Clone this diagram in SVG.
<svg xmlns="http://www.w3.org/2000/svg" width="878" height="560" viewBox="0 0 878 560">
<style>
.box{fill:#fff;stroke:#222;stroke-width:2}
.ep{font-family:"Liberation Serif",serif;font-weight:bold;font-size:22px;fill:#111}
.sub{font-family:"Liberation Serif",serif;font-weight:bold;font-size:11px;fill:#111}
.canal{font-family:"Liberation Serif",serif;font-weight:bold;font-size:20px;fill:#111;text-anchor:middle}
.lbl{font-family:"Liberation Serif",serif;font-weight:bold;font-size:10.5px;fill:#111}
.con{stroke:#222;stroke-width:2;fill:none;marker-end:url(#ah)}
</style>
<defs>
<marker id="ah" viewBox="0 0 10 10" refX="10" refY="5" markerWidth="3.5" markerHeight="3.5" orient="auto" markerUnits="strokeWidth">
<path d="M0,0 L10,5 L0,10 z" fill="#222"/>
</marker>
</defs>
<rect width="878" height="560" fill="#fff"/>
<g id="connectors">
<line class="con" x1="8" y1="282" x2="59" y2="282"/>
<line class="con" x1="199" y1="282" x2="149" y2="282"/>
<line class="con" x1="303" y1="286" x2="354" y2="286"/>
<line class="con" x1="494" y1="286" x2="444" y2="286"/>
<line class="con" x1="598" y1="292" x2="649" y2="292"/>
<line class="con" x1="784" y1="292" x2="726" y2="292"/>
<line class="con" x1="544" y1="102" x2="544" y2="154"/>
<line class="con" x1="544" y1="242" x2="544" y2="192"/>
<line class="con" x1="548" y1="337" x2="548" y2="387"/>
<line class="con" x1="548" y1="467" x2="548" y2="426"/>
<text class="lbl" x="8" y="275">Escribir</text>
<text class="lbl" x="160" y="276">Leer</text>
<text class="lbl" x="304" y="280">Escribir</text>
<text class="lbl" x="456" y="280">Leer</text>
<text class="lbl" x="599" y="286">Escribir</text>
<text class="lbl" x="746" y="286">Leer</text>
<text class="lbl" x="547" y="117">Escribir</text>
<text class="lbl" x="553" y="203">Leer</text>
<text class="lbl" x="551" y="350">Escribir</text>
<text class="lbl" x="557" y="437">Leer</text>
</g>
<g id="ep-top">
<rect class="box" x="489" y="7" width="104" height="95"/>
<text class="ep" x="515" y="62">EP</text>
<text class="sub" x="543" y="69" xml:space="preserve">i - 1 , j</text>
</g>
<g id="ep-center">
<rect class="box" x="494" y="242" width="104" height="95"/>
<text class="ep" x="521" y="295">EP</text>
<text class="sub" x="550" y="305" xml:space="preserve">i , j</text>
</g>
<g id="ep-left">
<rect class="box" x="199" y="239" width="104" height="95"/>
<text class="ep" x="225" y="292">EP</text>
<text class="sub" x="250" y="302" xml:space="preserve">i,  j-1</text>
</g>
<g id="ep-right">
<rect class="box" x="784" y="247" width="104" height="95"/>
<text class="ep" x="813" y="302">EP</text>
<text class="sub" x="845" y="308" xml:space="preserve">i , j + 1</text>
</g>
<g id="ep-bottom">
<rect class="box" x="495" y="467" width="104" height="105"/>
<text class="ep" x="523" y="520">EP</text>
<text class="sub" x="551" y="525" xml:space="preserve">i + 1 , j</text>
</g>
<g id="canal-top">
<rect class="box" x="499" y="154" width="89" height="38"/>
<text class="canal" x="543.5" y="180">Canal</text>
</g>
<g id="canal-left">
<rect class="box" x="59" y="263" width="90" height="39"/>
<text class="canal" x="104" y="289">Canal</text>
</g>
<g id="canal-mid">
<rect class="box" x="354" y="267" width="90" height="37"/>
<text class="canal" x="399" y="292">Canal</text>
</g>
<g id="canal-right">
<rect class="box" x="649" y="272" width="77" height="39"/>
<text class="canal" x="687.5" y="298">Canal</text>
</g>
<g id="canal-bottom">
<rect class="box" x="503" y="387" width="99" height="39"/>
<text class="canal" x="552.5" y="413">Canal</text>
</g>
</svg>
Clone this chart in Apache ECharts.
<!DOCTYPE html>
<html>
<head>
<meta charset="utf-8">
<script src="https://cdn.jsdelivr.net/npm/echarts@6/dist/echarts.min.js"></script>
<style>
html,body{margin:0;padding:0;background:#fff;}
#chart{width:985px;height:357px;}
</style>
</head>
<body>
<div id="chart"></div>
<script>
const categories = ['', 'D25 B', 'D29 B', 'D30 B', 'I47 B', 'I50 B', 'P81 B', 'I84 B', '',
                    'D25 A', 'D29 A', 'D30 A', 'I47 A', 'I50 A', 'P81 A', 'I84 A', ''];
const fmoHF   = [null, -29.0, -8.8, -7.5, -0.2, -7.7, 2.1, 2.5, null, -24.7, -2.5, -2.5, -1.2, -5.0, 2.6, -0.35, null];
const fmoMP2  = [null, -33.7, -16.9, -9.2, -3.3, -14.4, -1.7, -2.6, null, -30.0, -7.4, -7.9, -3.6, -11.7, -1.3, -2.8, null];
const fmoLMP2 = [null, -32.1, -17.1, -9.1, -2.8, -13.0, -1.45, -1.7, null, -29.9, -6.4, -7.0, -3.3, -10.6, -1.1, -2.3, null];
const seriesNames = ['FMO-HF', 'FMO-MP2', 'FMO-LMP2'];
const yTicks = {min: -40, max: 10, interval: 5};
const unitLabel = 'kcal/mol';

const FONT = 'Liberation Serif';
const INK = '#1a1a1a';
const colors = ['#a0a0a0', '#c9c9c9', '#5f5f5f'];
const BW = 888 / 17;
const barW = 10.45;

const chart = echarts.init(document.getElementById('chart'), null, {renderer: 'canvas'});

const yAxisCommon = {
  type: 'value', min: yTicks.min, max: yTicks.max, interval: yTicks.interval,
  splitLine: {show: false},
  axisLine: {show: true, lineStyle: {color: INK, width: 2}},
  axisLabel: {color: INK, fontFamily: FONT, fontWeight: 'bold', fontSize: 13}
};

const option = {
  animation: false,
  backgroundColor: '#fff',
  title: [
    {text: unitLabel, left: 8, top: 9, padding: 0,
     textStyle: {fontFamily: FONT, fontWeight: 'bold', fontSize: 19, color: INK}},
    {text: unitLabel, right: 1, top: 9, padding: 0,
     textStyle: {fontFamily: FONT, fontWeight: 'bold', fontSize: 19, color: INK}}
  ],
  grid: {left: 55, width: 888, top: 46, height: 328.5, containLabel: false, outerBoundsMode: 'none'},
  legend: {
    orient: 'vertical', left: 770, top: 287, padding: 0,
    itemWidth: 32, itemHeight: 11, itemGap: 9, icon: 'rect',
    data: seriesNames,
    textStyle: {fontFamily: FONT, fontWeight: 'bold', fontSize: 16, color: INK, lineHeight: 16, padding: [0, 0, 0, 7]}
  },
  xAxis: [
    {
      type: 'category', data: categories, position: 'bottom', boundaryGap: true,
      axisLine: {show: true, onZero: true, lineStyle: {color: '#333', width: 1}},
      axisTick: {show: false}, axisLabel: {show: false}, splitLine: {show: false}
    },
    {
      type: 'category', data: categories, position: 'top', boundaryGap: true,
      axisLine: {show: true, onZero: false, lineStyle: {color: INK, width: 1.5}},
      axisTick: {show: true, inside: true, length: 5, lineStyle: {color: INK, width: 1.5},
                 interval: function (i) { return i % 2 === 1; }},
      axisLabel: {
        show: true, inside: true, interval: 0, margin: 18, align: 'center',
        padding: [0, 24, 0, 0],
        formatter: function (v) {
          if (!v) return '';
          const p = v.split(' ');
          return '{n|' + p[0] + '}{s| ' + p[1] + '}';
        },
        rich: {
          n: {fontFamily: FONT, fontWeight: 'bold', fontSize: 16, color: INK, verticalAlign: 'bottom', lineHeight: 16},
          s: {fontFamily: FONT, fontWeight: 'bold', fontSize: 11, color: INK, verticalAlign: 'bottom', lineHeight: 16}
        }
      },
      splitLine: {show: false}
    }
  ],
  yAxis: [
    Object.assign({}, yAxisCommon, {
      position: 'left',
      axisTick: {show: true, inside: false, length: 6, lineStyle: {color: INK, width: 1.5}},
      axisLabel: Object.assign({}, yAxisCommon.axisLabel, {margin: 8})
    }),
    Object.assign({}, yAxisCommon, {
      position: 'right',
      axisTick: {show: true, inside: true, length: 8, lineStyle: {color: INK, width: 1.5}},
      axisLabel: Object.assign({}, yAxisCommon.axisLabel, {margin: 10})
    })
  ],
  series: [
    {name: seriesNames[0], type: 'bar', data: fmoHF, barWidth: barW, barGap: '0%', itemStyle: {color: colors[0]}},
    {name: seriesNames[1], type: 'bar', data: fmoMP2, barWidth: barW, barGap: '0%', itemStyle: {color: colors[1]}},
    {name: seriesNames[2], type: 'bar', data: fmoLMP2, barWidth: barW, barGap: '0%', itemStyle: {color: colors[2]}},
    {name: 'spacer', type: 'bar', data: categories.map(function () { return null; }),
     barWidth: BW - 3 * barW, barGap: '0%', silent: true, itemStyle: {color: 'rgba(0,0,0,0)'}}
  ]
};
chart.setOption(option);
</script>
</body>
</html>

**OBJECTIVE:** Take every line that includes the string "Clone" and copy it.

**WRITTEN ANSWER:**
Clone this diagram in SVG.
Clone this chart in Apache ECharts.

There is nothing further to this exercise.